To assess the combined effects of treatments on the physical properties of Barhi date, PCA was conducted, and the results are shown in Figure 3. The results indicated a high contribution of the PC1 (65.14%) to the total variability of the plotted components (80.05%) followed by PC2 (14.91%). In the biplot, the cosine of the angle between the vectors of the traits indicated the correlations between them, in which acute, obtuse or straight, or straight angles indicate positive, negative, and no correlations, respectively [38]. Highly positive correlations were seen among color attributes (L, b, and a), moisture and water activity, and texture attributes (hardness, cohesiveness, and springiness), whereas these attributes were negatively correlated with TSS and redness (a). Three clusters of the treatments were seen based on their effect on the physical properties of Barhi dates. The first group (upper right of the graph, black circle symbol) is characterized by a high level of TSS, and this group is composed of the samples untreated (negative control), CH-coated (positive control), and 1 and 2% OCE-coated Barhi dates stored at 4 °C for longer time (21 and 28 days). The high TSS of these samples during prolonged storage indicates rapid decomposition of intact matters of the dates by enzymatic or microbial action and thereby releasing more soluble materials. The second group (right of the graph, red square symbol) is characterized by higher levels of redness (a) than other groups. This group was composed of negative and positive control samples stored at 4 °C for 7 and 14 days, CH-coated with 1% OCE stored at 4 °C for 7 and 14 days, and CH-coated with OPE (1 and 2%) stored at 4 °C for 7, 14, 21, and 28 days. The third group (left of the graph, blue tringle symbol) is characterized by higher levels of color attributes (L, b, and a), moisture, water activity, and texture attributes (hardness, cohesiveness, and springiness) than the other groups. This group was composed of the fresh samples (0 day) of positive and negative controls, and those treated with different concentrations of OCE and OPE indicating that storage at different temperatures and durations adversely affected these attributes.
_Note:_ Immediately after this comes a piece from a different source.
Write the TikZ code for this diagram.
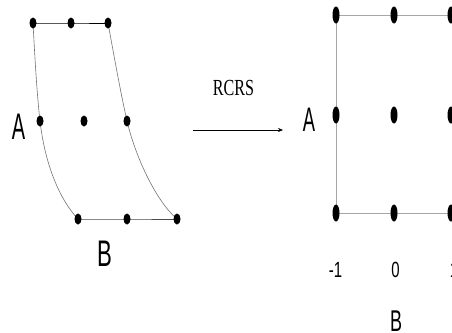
\documentclass[tikz,border=0pt]{standalone}
\usepackage{fontspec}
\setmainfont{Liberation Serif}
\newfontfamily\lbl{Liberation Sans}
\usetikzlibrary{shapes.geometric,arrows.meta}
\begin{document}
\begin{tikzpicture}[x=1pt,y=-1pt,
  sdot/.style={ellipse,fill=black,inner sep=0pt,minimum width=7pt,minimum height=11pt},
  bdot/.style={ellipse,fill=black,inner sep=0pt,minimum width=7pt,minimum height=17pt},
  bigA/.style={font=\lbl\fontsize{37}{37}\selectfont,xscale=0.54,transform shape,inner sep=0pt},
  bigB/.style={font=\lbl\fontsize{37}{37}\selectfont,xscale=0.6,transform shape,inner sep=0pt},
  tick/.style={font=\lbl\fontsize{22}{22}\selectfont,xscale=0.68,transform shape,inner sep=0pt},
  curve/.style={draw=black!55,line width=0.6pt},
  gline/.style={draw=black!35,line width=0.9pt}]
\useasboundingbox (0,0) rectangle (452,332);
\clip (0,0) rectangle (452,332);
% left shape points
\coordinate (t1) at (33,23);
\coordinate (t2) at (71,23);
\coordinate (t3) at (108,23);
\coordinate (m1) at (40,121);
\coordinate (m2) at (84,121);
\coordinate (m3) at (127,121);
\coordinate (b1) at (78,219);
\coordinate (b2) at (127,219);
\coordinate (b3) at (177,219);
\draw[black,line width=0.9pt] (t1) -- (t2) -- (t3);
\draw[black!70,line width=0.9pt] (b1) -- (b2) -- (b3);
\draw[curve] (t1) .. controls (35,60) and (37,95) .. (m1)
  .. controls (45,165) and (60,200) .. (b1);
\draw[curve] (t3) .. controls (113,50) and (120,90) .. (m3)
  .. controls (135,155) and (155,200) .. (b3);
\foreach \p in {t1,t2,t3,m1,m2,m3,b1,b2,b3} \node[sdot] at (\p) {};
\node[bigA] (la) at (18.5,127) {A};
\node[bigB] (lb) at (104.5,254) {B};
% arrow
\coordinate (a0) at (193,130);
\coordinate (a1) at (283,130);
\draw[-{Stealth[length=5pt,width=4pt]},line width=0.6pt] (a0) -- (a1);
\node[font=\fontsize{23}{23}\selectfont,xscale=0.7,transform shape,inner sep=0pt] (rcrs) at (233.5,87.5) {RCRS};
% right grid
\coordinate (r11) at (336,15);
\coordinate (r12) at (394,15);
\coordinate (r13) at (451,15);
\coordinate (r21) at (336,115);
\coordinate (r22) at (394,115);
\coordinate (r23) at (451,115);
\coordinate (r31) at (336,213);
\coordinate (r32) at (394,213);
\coordinate (r33) at (451,213);
\draw[gline] (r13) -- (r11) -- (r31) -- (r33);
\foreach \p in {r11,r12,r13,r21,r22,r23,r31,r32,r33} \node[bdot] at (\p) {};
\node[bigA,font=\lbl\fontsize{34}{34}\selectfont] (ra) at (309,120) {A};
\node[tick] (tm1) at (335.5,269.5) {-1};
\node[tick] (t0) at (395.5,269.5) {0};
\node[tick] (tp1) at (454,269.5) {1};
\node[bigB,font=\lbl\fontsize{30}{30}\selectfont] (rb) at (396,321) {B};
\end{tikzpicture}
\end{document}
However, the effect of the storage time and temperature were less in the samples treated with OCE and OPE compared to positive and negative controls, suggesting the protective effects of OCE and OPE.

4. Conclusions

The current study found that all coating materials increased the shelf life of Barhi date fruits when compared to the control sample. However, when chitosan was combined with OCE and OPE, a pronounced effect was observed. Furthermore, all coating materials increased TSS, were more effective in preventing moisture and firmness loss during storage, did not affect the sensory characteristics of Barhi date fruits, and were extremely effective in preventing fungal growth. SEM image showed that the surface of coated and the uncoated date differed with OCE producing the best smooth coating. Based on these findings, it is possible to conclude that all coating materials tested may be useful in extending the shelf life and maintaining the quality of Barhi date fruits. The PCA analysis showed that the effect of the storage time and temperature were less in the samples treated with OCE and OPE compared to positive and negative controls suggesting the protective effects of OCE and OPE. Further studies demonstrating the effects of storing these fruits at room temperature may also provide valuable information for the preservation of Barhi dates.